Stocks fall on worries about financial sector
NEW YORK » Wall Street tumbled yesterday as worries about further trouble in the financial sector, higher unemployment and lackluster sales at retailers touched off fresh concerns about the economy. The Dow Jones industrials skidded nearly 225 points, while bond prices shot higher as investors once again sought the safety of government debt.
The market's pullback erased most of the 370-point gain the Dow logged the two prior sessions and perhaps shows the lack of solid conviction behind many of the investors' recent bets.
Heading investors' list of worries, insurer American International Group Inc. reported a loss of more than $5 billion for the second quarter and the U.S. Labor Department said the number of newly laid off people seeking jobless benefits last week jumped to its highest level in more than six years. Weak sales reports from Wal-Mart Stores Inc. and other retailers added to investors' unease.

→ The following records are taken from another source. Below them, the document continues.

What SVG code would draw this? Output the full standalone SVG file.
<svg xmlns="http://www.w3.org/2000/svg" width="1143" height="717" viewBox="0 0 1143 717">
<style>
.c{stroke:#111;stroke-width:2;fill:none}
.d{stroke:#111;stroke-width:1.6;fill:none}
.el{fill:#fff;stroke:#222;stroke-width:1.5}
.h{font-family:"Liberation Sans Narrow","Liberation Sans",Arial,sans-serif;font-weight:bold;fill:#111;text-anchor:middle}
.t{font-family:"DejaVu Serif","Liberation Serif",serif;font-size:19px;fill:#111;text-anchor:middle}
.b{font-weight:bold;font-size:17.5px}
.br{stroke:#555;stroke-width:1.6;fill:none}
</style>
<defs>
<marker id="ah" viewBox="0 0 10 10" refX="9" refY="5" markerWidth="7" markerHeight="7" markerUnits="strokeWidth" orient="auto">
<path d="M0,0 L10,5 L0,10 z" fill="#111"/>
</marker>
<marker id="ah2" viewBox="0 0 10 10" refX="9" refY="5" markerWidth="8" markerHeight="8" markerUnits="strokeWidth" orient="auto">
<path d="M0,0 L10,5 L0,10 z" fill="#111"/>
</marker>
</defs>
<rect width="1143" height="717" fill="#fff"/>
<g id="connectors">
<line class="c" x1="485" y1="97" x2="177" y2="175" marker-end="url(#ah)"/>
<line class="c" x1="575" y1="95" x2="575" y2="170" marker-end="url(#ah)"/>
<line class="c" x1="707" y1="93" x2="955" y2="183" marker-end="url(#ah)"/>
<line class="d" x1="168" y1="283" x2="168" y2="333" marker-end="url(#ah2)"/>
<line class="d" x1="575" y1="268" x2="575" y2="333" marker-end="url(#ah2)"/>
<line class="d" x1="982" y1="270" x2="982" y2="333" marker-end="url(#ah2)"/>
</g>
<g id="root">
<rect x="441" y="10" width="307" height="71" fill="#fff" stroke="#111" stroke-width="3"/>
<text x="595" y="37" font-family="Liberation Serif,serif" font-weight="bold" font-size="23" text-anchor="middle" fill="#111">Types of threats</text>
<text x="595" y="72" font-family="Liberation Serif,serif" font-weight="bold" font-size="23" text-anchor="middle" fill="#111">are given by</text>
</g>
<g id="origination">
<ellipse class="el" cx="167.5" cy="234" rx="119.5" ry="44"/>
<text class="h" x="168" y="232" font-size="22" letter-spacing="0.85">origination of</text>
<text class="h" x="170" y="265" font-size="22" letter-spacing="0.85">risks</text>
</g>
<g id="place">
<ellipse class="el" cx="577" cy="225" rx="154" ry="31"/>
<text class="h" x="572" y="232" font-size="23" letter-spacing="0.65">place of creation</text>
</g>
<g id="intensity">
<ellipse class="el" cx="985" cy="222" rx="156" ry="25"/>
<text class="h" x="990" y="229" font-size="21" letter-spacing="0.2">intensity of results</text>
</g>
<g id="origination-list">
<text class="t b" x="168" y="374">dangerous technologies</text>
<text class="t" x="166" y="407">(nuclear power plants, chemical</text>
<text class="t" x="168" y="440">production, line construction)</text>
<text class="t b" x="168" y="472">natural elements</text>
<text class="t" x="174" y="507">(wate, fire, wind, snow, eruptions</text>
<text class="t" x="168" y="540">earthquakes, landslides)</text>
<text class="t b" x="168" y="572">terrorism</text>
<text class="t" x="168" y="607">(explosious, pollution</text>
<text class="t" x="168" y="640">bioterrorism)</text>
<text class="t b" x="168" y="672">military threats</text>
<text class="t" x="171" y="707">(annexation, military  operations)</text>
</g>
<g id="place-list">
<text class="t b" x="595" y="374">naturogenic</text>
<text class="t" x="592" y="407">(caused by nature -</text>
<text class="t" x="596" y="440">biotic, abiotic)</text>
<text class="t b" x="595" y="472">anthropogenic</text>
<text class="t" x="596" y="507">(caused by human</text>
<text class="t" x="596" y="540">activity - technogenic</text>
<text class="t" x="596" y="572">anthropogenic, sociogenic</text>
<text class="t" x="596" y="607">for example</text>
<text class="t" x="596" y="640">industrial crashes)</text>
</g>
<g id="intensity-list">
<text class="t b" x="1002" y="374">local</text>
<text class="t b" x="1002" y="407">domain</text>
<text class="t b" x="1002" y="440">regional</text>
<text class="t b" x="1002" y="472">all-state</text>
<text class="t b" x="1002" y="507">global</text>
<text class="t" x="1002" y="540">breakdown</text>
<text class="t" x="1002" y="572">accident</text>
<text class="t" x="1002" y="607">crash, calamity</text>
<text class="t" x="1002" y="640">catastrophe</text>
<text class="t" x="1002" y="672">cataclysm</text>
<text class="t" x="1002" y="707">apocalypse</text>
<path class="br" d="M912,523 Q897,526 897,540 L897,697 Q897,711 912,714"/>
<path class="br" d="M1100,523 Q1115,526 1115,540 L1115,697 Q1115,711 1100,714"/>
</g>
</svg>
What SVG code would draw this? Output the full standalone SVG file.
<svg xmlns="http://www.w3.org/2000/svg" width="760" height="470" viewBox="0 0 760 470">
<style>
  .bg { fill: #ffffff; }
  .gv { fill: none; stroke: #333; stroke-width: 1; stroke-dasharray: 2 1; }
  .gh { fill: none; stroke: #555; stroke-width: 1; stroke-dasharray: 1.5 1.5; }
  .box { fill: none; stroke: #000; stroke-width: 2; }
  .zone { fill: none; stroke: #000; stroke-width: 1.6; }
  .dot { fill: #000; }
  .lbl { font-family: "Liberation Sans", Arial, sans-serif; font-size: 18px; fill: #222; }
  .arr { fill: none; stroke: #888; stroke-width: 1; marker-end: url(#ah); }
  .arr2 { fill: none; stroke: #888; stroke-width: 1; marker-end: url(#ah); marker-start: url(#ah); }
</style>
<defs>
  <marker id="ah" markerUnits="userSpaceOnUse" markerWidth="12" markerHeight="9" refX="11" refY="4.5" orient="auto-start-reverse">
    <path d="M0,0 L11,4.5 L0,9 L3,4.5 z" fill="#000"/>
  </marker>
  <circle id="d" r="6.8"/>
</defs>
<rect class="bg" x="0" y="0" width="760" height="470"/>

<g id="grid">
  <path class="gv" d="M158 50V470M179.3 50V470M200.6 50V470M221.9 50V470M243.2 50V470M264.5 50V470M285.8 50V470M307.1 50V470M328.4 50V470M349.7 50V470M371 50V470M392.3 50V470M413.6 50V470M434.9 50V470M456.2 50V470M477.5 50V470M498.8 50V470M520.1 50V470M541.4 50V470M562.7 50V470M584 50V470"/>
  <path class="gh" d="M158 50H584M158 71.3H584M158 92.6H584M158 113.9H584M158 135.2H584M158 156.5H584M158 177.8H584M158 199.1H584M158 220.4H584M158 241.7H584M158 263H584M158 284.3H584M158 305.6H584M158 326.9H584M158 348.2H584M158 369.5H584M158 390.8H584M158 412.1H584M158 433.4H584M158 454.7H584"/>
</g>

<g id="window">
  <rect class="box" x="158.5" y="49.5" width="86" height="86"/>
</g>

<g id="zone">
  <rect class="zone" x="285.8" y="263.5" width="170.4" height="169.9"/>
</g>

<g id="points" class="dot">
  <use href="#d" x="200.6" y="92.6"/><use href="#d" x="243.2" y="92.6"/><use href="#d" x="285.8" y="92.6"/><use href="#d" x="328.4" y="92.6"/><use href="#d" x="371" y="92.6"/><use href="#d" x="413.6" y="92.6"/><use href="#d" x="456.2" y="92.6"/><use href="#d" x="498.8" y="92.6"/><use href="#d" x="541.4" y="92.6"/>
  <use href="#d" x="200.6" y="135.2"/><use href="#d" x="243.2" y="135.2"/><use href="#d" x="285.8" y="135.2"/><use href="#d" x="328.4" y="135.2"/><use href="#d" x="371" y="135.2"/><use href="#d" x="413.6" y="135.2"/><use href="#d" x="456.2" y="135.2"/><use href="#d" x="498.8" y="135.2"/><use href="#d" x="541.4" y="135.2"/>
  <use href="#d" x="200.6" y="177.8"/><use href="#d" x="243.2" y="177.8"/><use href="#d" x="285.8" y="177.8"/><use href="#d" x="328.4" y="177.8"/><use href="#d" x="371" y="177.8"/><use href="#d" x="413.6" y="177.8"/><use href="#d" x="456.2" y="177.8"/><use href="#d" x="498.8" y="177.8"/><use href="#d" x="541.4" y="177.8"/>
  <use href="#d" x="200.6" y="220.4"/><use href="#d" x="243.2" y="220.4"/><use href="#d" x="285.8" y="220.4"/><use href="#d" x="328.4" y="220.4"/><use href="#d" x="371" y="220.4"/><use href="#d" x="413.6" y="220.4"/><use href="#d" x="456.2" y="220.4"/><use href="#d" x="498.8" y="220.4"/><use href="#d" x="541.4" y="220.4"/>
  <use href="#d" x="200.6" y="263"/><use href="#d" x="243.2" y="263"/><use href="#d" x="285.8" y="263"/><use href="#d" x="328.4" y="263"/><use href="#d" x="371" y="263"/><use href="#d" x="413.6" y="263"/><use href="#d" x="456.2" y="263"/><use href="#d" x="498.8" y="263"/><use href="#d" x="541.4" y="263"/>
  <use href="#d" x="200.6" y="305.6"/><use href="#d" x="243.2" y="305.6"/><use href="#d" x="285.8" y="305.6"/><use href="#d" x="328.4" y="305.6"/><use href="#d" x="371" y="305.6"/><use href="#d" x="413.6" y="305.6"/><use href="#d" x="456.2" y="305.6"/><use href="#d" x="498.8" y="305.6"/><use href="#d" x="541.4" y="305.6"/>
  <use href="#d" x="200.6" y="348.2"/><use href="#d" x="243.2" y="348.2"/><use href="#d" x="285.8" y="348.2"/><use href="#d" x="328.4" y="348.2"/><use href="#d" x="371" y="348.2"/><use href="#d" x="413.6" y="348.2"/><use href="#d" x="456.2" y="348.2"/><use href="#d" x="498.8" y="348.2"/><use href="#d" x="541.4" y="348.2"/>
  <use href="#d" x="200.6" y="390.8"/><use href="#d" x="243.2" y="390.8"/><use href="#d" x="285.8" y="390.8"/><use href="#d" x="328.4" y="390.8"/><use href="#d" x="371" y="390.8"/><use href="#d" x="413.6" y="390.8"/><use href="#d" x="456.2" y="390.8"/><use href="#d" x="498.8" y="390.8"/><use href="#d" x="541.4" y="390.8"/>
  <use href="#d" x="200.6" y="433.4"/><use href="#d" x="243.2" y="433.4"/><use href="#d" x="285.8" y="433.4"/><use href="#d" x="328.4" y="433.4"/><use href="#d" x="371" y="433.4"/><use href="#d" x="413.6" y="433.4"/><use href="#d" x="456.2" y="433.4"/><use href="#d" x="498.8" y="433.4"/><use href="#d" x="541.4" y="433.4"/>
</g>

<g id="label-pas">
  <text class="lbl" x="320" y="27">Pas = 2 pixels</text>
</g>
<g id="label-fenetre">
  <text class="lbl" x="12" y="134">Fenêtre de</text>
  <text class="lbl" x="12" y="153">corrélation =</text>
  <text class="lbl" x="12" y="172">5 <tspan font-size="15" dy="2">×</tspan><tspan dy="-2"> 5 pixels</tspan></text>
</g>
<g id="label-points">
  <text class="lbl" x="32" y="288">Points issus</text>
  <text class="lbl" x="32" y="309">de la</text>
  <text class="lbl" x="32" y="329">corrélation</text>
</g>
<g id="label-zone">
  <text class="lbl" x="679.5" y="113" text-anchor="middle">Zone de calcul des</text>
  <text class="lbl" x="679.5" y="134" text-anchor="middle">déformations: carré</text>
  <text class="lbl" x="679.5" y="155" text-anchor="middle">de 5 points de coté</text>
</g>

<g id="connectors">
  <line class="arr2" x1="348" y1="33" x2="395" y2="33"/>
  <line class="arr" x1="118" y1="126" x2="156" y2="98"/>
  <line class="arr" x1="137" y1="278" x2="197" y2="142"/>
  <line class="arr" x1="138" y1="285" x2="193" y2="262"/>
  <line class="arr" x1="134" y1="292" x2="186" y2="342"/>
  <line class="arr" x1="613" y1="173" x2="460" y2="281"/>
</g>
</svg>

Meanwhile, an announcement by the credit-ratings agency Moody's Investors Service that it placed the long-term ratings of credit card lender American Express Co. on review for possible downgrade added to investors' jitters.
The Dow fell 224.64, or 1.93 percent, to 11,431.43.
Broader indicators also slid yesterday. The Standard & Poor's 500 index fell 23.12, or 1.79 percent, to 1,266.07, and the Nasdaq composite index fell 22.64, or 0.95 percent, to 2,355.73.
Declining issues outnumbered advancers by about 3 to 1 on the New York Stock Exchange, where volume totaled 1.28 billion shares compared with 1.2 billion shares traded Wednesday.
The Russell 2000 index of smaller companies fell 12.49, or 1.72 percent, to 713.41.
Oil prices that fell sharply earlier in the week rebounded yesterday, likely adding to Wall Street's downbeat mood. Light, sweet crude rose $1.44 to settle at $120.02 on the New York Mercantile Exchange.
Bonds jumped as investors sought the protection of government debt. The yield on the benchmark 10-year Treasury note, which moves opposite its prices, fell to 3.93 percent from 4.05 percent late Wednesday. The dollar mostly rose against other major currencies, while gold prices fell.
The Labor Department said the number of newly laid off people seeking jobless benefits increased by a seasonally adjusted 7,000 to 455,000 last week, the highest level since late March 2002. Wall Street had expected new claims to rise to around 430,000.
American International Group fell $5.25, or 18 percent, to $23.84 after the company reported its loss and said weakness in the credit markets has erased several billions of dollars in value from its credit default swaps portfolio and other investments.
American Express fell $1.59, or 4.2 percent, to $36.40 after the Moody's announcement.
Wal-Mart, the world's largest retailer, fell $3.80, or 6.3 percent, to $59.96.